Only six years since his graduation with a BFA in painting from RISD and five years since debut solo show in LA, Zio Ziegler has established himself as an important figure in contemporary and urban art world. Whether through his murals around San Francisco, Tokyo, Los Angeles, London or Milan, or through paintings shown in galleries and fairs worldwide, he’s been steadily paving his way with prodigious dedication and unmistakable intricately patterned visual language.
We recently talked with him about what he is working on these days and what stage his artistic evolution is at, and found out that his ideas and views on his work are just as elaborate and layered as his art. Influenced by everything from graffiti, late medieval painting to aboriginal, African and naive art, his main focus lately has been on depicting the universal figure. Hyper-prolific and continuously working in an improvisational manner, the San Francisco-based artist keeps revising his aesthetics. By following emotions and layering similar motifs and themes, he organically flows from one period or body of work to another, constantly developing and incorporating new visual tools and elements.

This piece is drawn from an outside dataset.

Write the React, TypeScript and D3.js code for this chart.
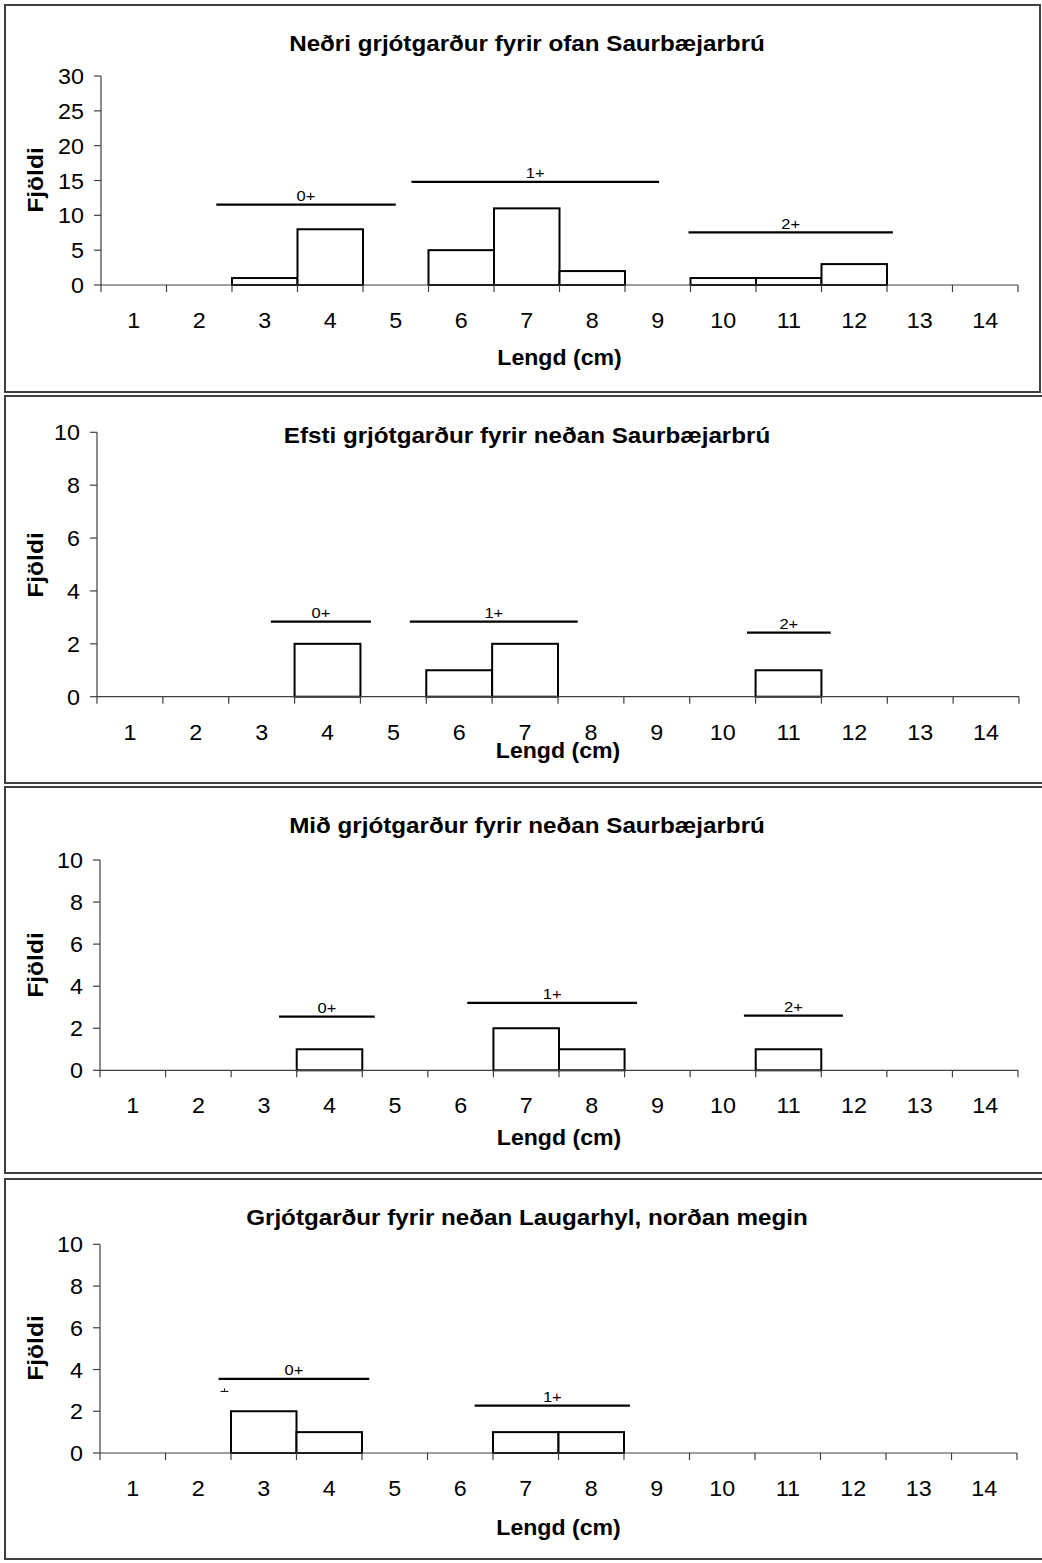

Sometimes, he works on tight and controlled works for few weeks, building up the pressure in order to let loose into a wild and figurative painting. That piece then becomes the product of all of that tension and would be impossible to create without the previous experience. And such experiments can be noticed in his work – sometimes monochrome, sometimes vibrant and colorful, using clean lines or very expressive brush strokes, they are all variations within artist’s rich comfort zone. Finally, Ziegler says that his paintings are complete only when the viewers use their native intuition to project their own experience into the piece.
Organic and intentionally primitive, the works have become his universal vehicle for solving the mysteries of human behavior in the microcosm of his life. With his newer work, he is further focused on the fusion of the dream state and real life as well as the connection between reason and emotion. By mixing images of real people with his signature archetypal characters, he crosses the realities and merges the narratives. In addition to this, he has been continuously playing with the idea of the actual line turning from a synthetic border into an organic depiction of the volume, which can be seen in some of the more recent pieces he’s been working on.
Ziegler is also simultaneously working on sculptures which he initially builds out of clay and then cast in bronze. He is currently busy with a series of 18 foot bronze statues that will be installed in a different cities around the world as well as an upcoming show in Sun Valley, Idaho, but he will soon be back on the cherry picker creating new murals worldwide. Aside from that, he is aiming to tone down and primarily focus on his studio practice in the next two years, continuing his outstandingly plentiful artistic output.